Mechanism: A four-step adjustment process: (1) Initialize the four side centers of the object box as potential contact points, and determine contact relationships via H2O distance (the distance from the hand box center to the nearest contact point); (2) Keep the center of the object box unchanged while adjusting width and height according to target object dimensions; (3) Adjust hand box positions horizontally to maintain the original H2O distance; (4) Move the object box to align its bottom with the original box bottom, preventing floating effects.

Design Motivation: When there is a significant size discrepancy between the target and source objects, directly using the source motion sequence causes failure in proper hand-object contact or results in unreasonable grasping positions. Adaptive adjustment ensures the plausibility of physical interactions.

Loss & Training¶

Based on the standard noise prediction loss of Stable Diffusion \(\mathbf{L} = \mathbb{E}[\|\epsilon - \epsilon_\theta(\mathbf{z}_t, c, t)\|_2^2]\), during the late stage of training, the \(L_1\) loss of only hand and object regions is computed every 10 iterations to emphasize HOI areas.

Key Experimental Results¶

Main Results: Cross-Object Reenactment (Our dataset)¶

Method	Hand Fid. ↑	Subj. Cons. ↑	Mot. Smth. ↑
AnyV2V	0.934	0.829	0.983
VideoSwap	0.936	0.922	0.992
HOI-Swap	0.994	0.944	0.994
Re-HOLD	0.994	0.955	0.994

Self-Reenactment¶

Method	PSNR ↑	FID ↓	Hand Agr. ↑
HOI-Swap	31.634	30.932	0.725
RealisDance	32.784	26.337	0.749
Re-HOLD	33.451	19.021	0.773

User Study (Scale 1-5)¶

Method	HOI Consistency	Object Consistency	Temporal Consistency
HOI-Swap	-	-	-
Re-HOLD	Highest	Highest	Highest

Key Findings¶

Re-HOLD significantly outperforms all methods in FID (19.021 vs. 26.337 of the second best), substantially improving image quality.
Hand fidelity and hand agreement both achieve optimal performance, demonstrating the effectiveness of the HOI texture enhancement module.
Adaptive layout adjustment enables the generation of plausible hand-object interactions even with massive discrepancies in object sizes.

Highlights & Insights¶

Simplicity and elegance of decoupled layout representation: Decoupling hands and objects using three bounding boxes, where the pose/size-independence of the hand boxes is a key innovation.
Pragmatic and efficient two-stage training strategy: Modeling image-level HOI first followed by temporal consistency, reducing training complexity.
Adaptive layout adjustment strategy solves the core challenge of cross-object generalization.
First human-centric two-handed HOI video reenactment framework, filling a research gap.

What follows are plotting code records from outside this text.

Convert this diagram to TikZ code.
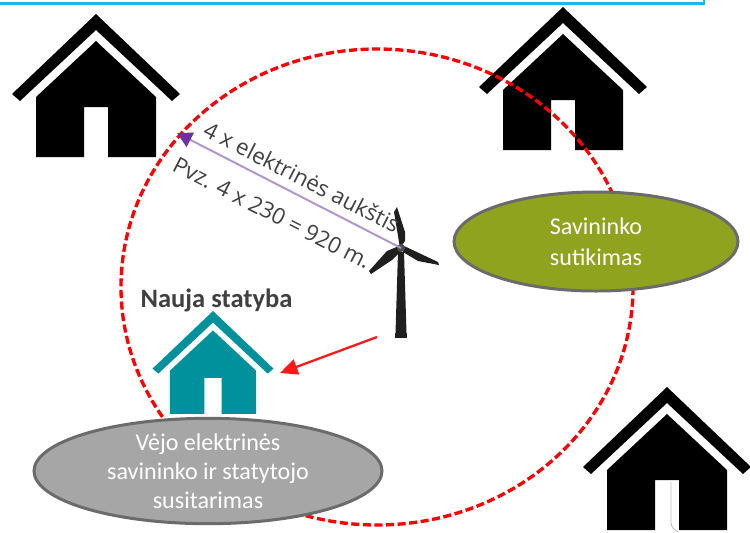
\documentclass[tikz,border=0pt]{standalone}
\usepackage{fontspec}
\setmainfont{Carlito}
\newfontfamily\rotfont{Open Sans}
\usepackage{tikz}
\usetikzlibrary{shapes.geometric}
\usetikzlibrary{arrows.meta}
\definecolor{tealhouse}{HTML}{00919C}
\definecolor{oliveoval}{HTML}{8FA31E}
\definecolor{greyoval}{HTML}{A6A6A6}
\definecolor{arrowpurple}{HTML}{7030A0}
\definecolor{linepurple}{HTML}{B094D0}
\definecolor{topblue}{HTML}{1FB5E8}
\definecolor{labelgrey}{HTML}{404040}
\tikzset{
	house/.pic={
		\fill[pic actions] (0,0) -- (84,80) -- (76,87) -- (0,16) -- (-76,87) -- (-84,80) -- cycle;
		\fill[pic actions] (0,27) -- (60,83) -- (60,143) -- (12,143) -- (12,93) -- (-12,93) -- (-12,143) -- (-60,143) -- (-60,83) -- cycle;
	},
	oval/.style={ellipse, draw=black!58, line width=1.7pt, text=white, align=center, inner sep=0pt, font=\fontsize{13.7}{16.4}\selectfont},
	rotlabel/.style={rotate=-27, text=labelgrey, font=\rotfont\fontsize{12.7}{15}\selectfont},
	blade/.style={fill=black!88}
}
\begin{document}
\begin{tikzpicture}[x=0.02cm,y=-0.02cm]
		\useasboundingbox (0,0) rectangle (750,532);

		% houses
		\pic[fill=black] at (96,14) {house};
		\pic[fill=black] at (563,7) {house};
		\pic[fill=black] at (667,387) {house};
		\draw[black!25, line width=0.5pt] (671,482) -- (671,522) .. controls (671,527) and (674,530) .. (678,532);
		\pic[fill=tealhouse, scale=0.72] at (213,311) {house};

		% top edge
		\draw[topblue, line width=1.3pt] (0,3.5) -- (704,3.5) -- (704,0);

		% distance circle
		\draw[red, dash pattern=on 4.6pt off 2pt, line width=1.9pt] (377,287) ellipse [x radius=256, y radius=238];

		% turbine
		\coordinate (hub) at (401,248);
		\coordinate (edge) at (177,133);
		\fill[blade] (398,252) -- (404,252) -- (406.5,333) -- (395.5,333) -- cycle;
		\fill[blade] (395,333) rectangle (407,338);
		\fill[blade] (400,248) -- (394,212) -- (397,207) -- (405,232) -- (405,241) -- cycle;
		\fill[blade] (399,246) -- (387,251) -- (369,271) -- (371,274) -- (392,260) -- (401,251) -- cycle;
		\fill[blade] (402,245) -- (438,262) -- (439,265) -- (418,261) -- (403,252) -- cycle;
		\fill[black!70] (hub) circle (4);

		% arrows
		\draw[-{Triangle[length=8.5pt,width=9pt,color=arrowpurple]}, linepurple, line width=1.1pt] (hub) -- (edge);
		\coordinate (windfrom) at (377,337);
		\coordinate (windto) at (280,373);
		\draw[-{Triangle[length=10pt,width=9pt]}, red!90!white, line width=1.3pt] (windfrom) -- (windto);

		% labels
		\node[fill=oliveoval, oval, minimum width=284*0.02cm, minimum height=99*0.02cm] (owner) at (596,241.5) {\raisebox{-3pt}{Savininko}\\\raisebox{-4pt}{sutikimas}};
		\node[fill=greyoval, oval, minimum width=348*0.02cm, minimum height=94*0.02cm] (deal) at (208,471) {Vėjo elektrinės\\savininko ir statytojo\\susitarimas};
		\node[text=labelgrey, font=\fontsize{15.1}{18}\selectfont\bfseries] (newbuild) at (216.5,300) {Nauja statyba};
		\node[rotlabel] (heightlabel) at (302,177) {4 x elektrinės aukštis};
		\node[rotlabel] (examplelabel) at (272,213) {Pvz. 4 x 230 = 920 m.};
	\end{tikzpicture}
\end{document}
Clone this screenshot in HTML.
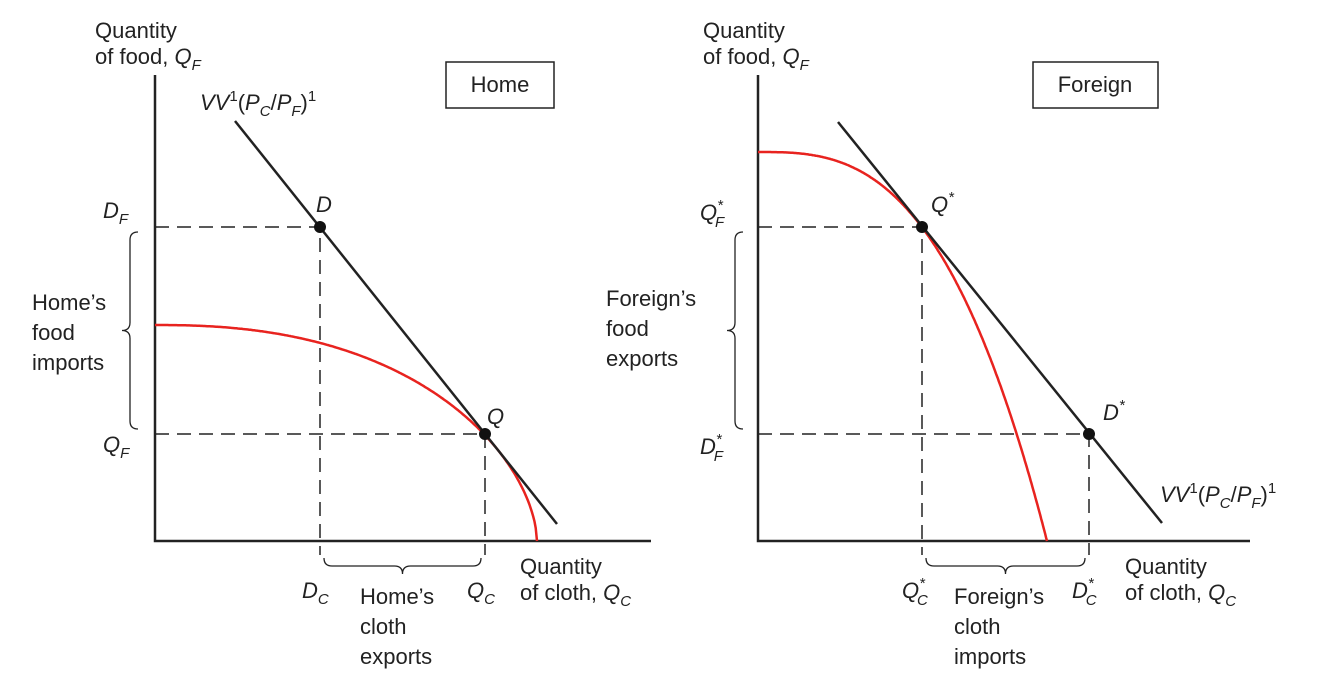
<!DOCTYPE html>
<html><head><meta charset="utf-8"><style>
html,body{margin:0;padding:0;background:#fff;}
svg{display:block;font-family:"Liberation Sans",sans-serif;}
text{font-size:22px;fill:#222;}
.it{font-style:italic;}
</style></head><body>
<svg id="chart" width="1339" height="682" viewBox="0 0 1339 682">
<g id="home"></g>
<g id="foreign"></g>
<g>
<text x="95" y="38">Quantity</text>
<text x="95" y="64">of food, <tspan class="it">Q</tspan><tspan class="it" font-size="15" dy="6">F</tspan></text>
<rect x="446" y="62" width="108" height="46" fill="#fff" stroke="#222" stroke-width="1.5"/>
<text x="500" y="92" text-anchor="middle">Home</text>
<text x="200" y="110" class="it">VV<tspan font-style="normal" font-size="15" dy="-9">1</tspan><tspan font-style="normal" dy="9">(</tspan>P<tspan font-size="15" dy="6">C</tspan><tspan font-style="normal" dy="-6">/</tspan>P<tspan font-size="15" dy="6">F</tspan><tspan font-style="normal" dy="-6">)</tspan><tspan font-style="normal" font-size="15" dy="-9">1</tspan></text>
<text x="103" y="218" class="it">D<tspan font-size="15" dy="6">F</tspan></text>
<text x="316" y="212" class="it">D</text>
<text x="103" y="452" class="it">Q<tspan font-size="15" dy="6">F</tspan></text>
<text x="487" y="424" class="it">Q</text>
<text x="32" y="310">Home’s</text>
<text x="32" y="340">food</text>
<text x="32" y="370">imports</text>
<text x="302" y="598" class="it">D<tspan font-size="15" dy="6">C</tspan></text>
<text x="467" y="598" class="it">Q<tspan font-size="15" dy="6">C</tspan></text>
<text x="360" y="604">Home’s</text>
<text x="360" y="634">cloth</text>
<text x="360" y="664">exports</text>
<text x="520" y="574">Quantity</text>
<text x="520" y="600">of cloth, <tspan class="it">Q</tspan><tspan class="it" font-size="15" dy="6">C</tspan></text>
</g>
<g>
<text x="703" y="38">Quantity</text>
<text x="703" y="64">of food, <tspan class="it">Q</tspan><tspan class="it" font-size="15" dy="6">F</tspan></text>
<rect x="1033" y="62" width="125" height="46" fill="#fff" stroke="#222" stroke-width="1.5"/>
<text x="1095" y="92" text-anchor="middle">Foreign</text>
<text x="1160" y="502" class="it">VV<tspan font-style="normal" font-size="15" dy="-9">1</tspan><tspan font-style="normal" dy="9">(</tspan>P<tspan font-size="15" dy="6">C</tspan><tspan font-style="normal" dy="-6">/</tspan>P<tspan font-size="15" dy="6">F</tspan><tspan font-style="normal" dy="-6">)</tspan><tspan font-style="normal" font-size="15" dy="-9">1</tspan></text>
<text x="700" y="220" class="it">Q<tspan font-size="15" dy="-10">*</tspan><tspan font-size="15" dx="-8" dy="17">F</tspan></text>
<text x="931" y="212" class="it">Q<tspan font-size="15" dy="-10">*</tspan></text>
<text x="700" y="454" class="it">D<tspan font-size="15" dy="-10">*</tspan><tspan font-size="15" dx="-8" dy="17">F</tspan></text>
<text x="1103" y="420" class="it">D<tspan font-size="15" dy="-10">*</tspan></text>
<text x="606" y="306">Foreign’s</text>
<text x="606" y="336">food</text>
<text x="606" y="366">exports</text>
<text x="902" y="598" class="it">Q<tspan font-size="15" dy="-10">*</tspan><tspan font-size="15" dx="-8" dy="17">C</tspan></text>
<text x="1072" y="598" class="it">D<tspan font-size="15" dy="-10">*</tspan><tspan font-size="15" dx="-8" dy="17">C</tspan></text>
<text x="954" y="604">Foreign’s</text>
<text x="954" y="634">cloth</text>
<text x="954" y="664">imports</text>
<text x="1125" y="574">Quantity</text>
<text x="1125" y="600">of cloth, <tspan class="it">Q</tspan><tspan class="it" font-size="15" dy="6">C</tspan></text>
</g>
</svg>
<script>
// Data in abstract units (1 unit = 4px)
const panelNames = ['home','foreign'];
const origins = [[155,541],[758,541]];
const axisLengths = [[124,116.5],[123,116.5]];
const ppfIntercepts = [[95.5,54],[72.25,97.25]]; // cloth intercept, food intercept
const ppfClothExp = [2.35,2.9];
const ppfFoodExp = [1.73,1];
const productionPts = [[82.5,26.75],[41,78.5]];
const consumptionPts = [[41.25,78.5],[82.75,26.75]];
const priceLineEnds = [[[20,105],[100.5,4.25]],[[20,104.75],[101,4.5]]];
const S = 4;
const NS = 'http://www.w3.org/2000/svg';
function mk(tag, attrs, parent){const e=document.createElementNS(NS,tag);for(const k in attrs)e.setAttribute(k,attrs[k]);parent.appendChild(e);return e;}
panelNames.forEach((nm,i)=>{
  const g=document.getElementById(nm);
  const [ox,oy]=origins[i];
  const X=v=>ox+v*S, Y=v=>oy-v*S;
  const [ax,ay]=axisLengths[i];
  let a=mk('polyline',{points:`${X(0)},${Y(ay)} ${X(0)},${Y(0)} ${X(ax)},${Y(0)}`,fill:'none',stroke:'#222','stroke-width':2.5},g);
  
  
  const P=productionPts[i], C=consumptionPts[i];
  const hi = P[1]>C[1]?P:C, lo = P[1]>C[1]?C:P;
  const dash={stroke:'#222','stroke-width':1.5,'stroke-dasharray':'14,8',fill:'none'};
  let d1=mk('path',Object.assign({d:`M${X(0)},${Y(hi[1])}H${X(hi[0])}V${oy+14}M${X(0)},${Y(lo[1])}H${X(lo[0])}V${oy+14}`},dash),g);
  
  
  const [a0,b0]=ppfIntercepts[i], p=ppfClothExp[i], q=ppfFoodExp[i];
  let pts=[];for(let k=0;k<=300;k++){const u=k/300;pts.push(`${X(a0*u).toFixed(1)},${Y(b0*Math.pow(Math.max(0,1-Math.pow(u,p)),1/q)).toFixed(1)}`);}
  let pp=mk('polyline',{points:pts.join(' '),fill:'none',stroke:'#e8231f','stroke-width':2.5},g);
  
  
  const L=priceLineEnds[i];
  let ln=mk('line',{x1:X(L[0][0]),y1:Y(L[0][1]),x2:X(L[1][0]),y2:Y(L[1][1]),stroke:'#222','stroke-width':2.5},g);
  
  
  [P,C].forEach((pt,j)=>{
    let c=mk('circle',{cx:X(pt[0]),cy:Y(pt[1]),r:6,fill:'#111'},g);
    
    
  });
  const bx=i?ox-23:ox-25, y1=Y(hi[1])+5, y2=Y(lo[1])-5, ym=(y1+y2)/2;
  let br=mk('path',{d:`M${bx+8},${y1} Q${bx},${y1} ${bx},${y1+8} V${ym-8} Q${bx},${ym} ${bx-8},${ym} Q${bx},${ym} ${bx},${ym+8} V${y2-8} Q${bx},${y2} ${bx+8},${y2}`,fill:'none',stroke:'#222','stroke-width':1.3},g);
  
  
  const x1=X(Math.min(P[0],C[0]))+4, x2=X(Math.max(P[0],C[0]))-4, xm=(x1+x2)/2, by=oy+25;
  let br2=mk('path',{d:`M${x1},${by-8} Q${x1},${by} ${x1+8},${by} H${xm-8} Q${xm},${by} ${xm},${by+8} Q${xm},${by} ${xm+8},${by} H${x2-8} Q${x2},${by} ${x2},${by-8}`,fill:'none',stroke:'#222','stroke-width':1.3},g);
  
  
});
</script>
</body></html>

Limitations & Future Work¶

The training data consists of only 9 subjects and 14 objects, potentially limiting generalization to more diverse scenarios.
It depends on the 3D hand reconstruction quality of HaMeR; failure in estimation affects the generation results.
Object segmentation relies on the LISA model, which may be inaccurate under complex backgrounds.
Future work could explore incorporating physical engine constraints for more realistic grasp mechanics.

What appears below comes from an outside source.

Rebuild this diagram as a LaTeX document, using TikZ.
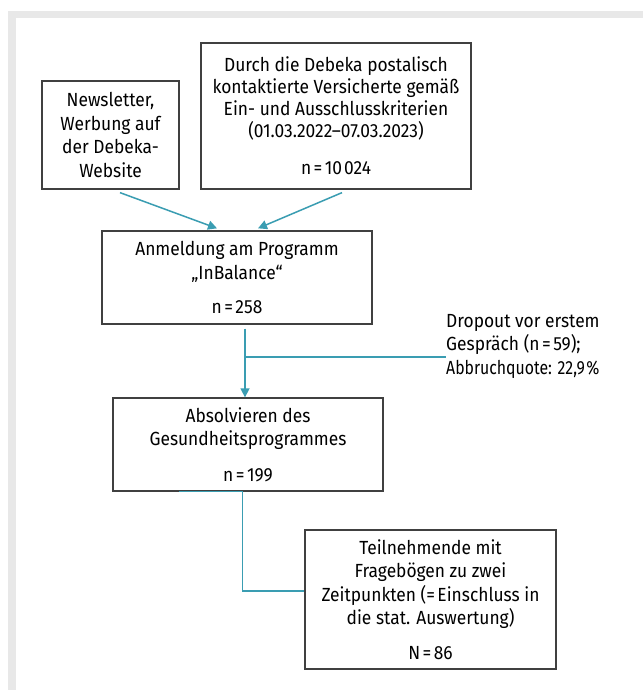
\documentclass[tikz,border=0pt]{standalone}
\usepackage{fontspec}
\usepackage{graphicx}
\setmainfont[FakeStretch=0.915]{Fira Sans}
\usetikzlibrary{arrows.meta,calc}
\definecolor{tealc}{HTML}{3A9DB2}
\definecolor{boxc}{HTML}{404040}
\definecolor{frame}{HTML}{E8E8E8}
\newcommand{\eqs}{\kern2.5pt=\kern2.5pt}
\begin{document}
\begin{tikzpicture}[x=1pt,y=1pt,
  box/.style={draw=boxc,line width=1.3pt,align=center,inner sep=0pt,
    font=\fontsize{19}{23.5}\selectfont},
  conn/.style={draw=tealc,line width=1.5pt},
  arr/.style={conn,-{Triangle[length=9pt,width=9pt]}}]
\useasboundingbox (0,0) rectangle (643,690);
\fill[frame] (8,0) rectangle (643,679);
\fill[white] (15.5,0) rectangle (643,671.5);
\node[box,minimum width=137,minimum height=108] (nl) at (110.5,555)
  {Newsletter,\\Werbung auf\\der Debeka-\\Website};
\node[box,minimum width=270,minimum height=146,
  font=\fontsize{19}{22}\selectfont] (deb) at (336,574)
  {Durch die Debeka postalisch\\kontaktierte Versicherte gemäß\\Ein- und Ausschlusskriterien\\(01.03.2022–07.03.2023)\\[15pt]n\eqs10\kern2pt024};
\node[box,minimum width=270,minimum height=93] (anm) at (237,412.5)
  {Anmeldung am Programm\\„InBalance“\\[11pt]n\eqs258};
\node[box,minimum width=270,minimum height=93] (abs) at (248,245.5)
  {Absolvieren des\\Gesundheitsprogrammes\\[12pt]n\eqs199};
\node[box,minimum width=251,minimum height=139] (teil) at (430.5,90.5)
  {Teilnehmende mit\\Fragebögen zu zwei\\Zeitpunkten (=\kern2.5pt Einschluss in\\die stat. Auswertung)\\[11pt]N\eqs86};
\node[anchor=west,align=left,inner sep=0pt,
  font=\fontsize{19}{23.5}\selectfont] (drop) at (446,344)
  {Dropout vor erstem\\Gespräch (n\eqs59);\\\scalebox{0.91}[1]{Abbruchquote: 22,9\kern1.5pt\%}};
\draw[arr] ($(nl.south)+(9.5,-3)$) -- ($(anm.north)+(-20,2)$);
\draw[arr] ($(deb.south)+(6,-3)$) -- ($(anm.north)+(21,2)$);
\coordinate (vtop) at ($(anm.south)+(8,-4)$);
\coordinate (br) at (245,333);
\draw[arr] (vtop) -- ($(abs.north)+(-3,0)$);
\draw[conn] (br) -- (br -| drop.west);
\coordinate (bst) at ($(abs.south west)+(67,0)$);
\draw[conn] (bst) -- ($(abs.south west)+(130,0)$) |- ($(teil.west)+(0,8.5)$);
\end{tikzpicture}
\end{document}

HOI-Swap: Video object replacement via diffusion models, but only supports single-handed, object-centric scenarios.
AnimateAnyone / RealisDance: Human animation methods, which do not handle hand-object interactions.
HaMeR: Provides 3D hand mesh estimation, establishing the foundation for structural hand guidance.
InteractDiffusion: The source of inspiration for capturing interaction relationships through layout inputs.

Rating¶

⭐⭐⭐⭐ — Successfully addresses the core technical challenges of HOI video reenactment, with clever designs for layout decoupling and adaptive adjustment strategies. The experimental results are comprehensive, significantly surpassing existing methods across multiple metrics. However, the limited scale of training data requires larger-scale validation for generalization.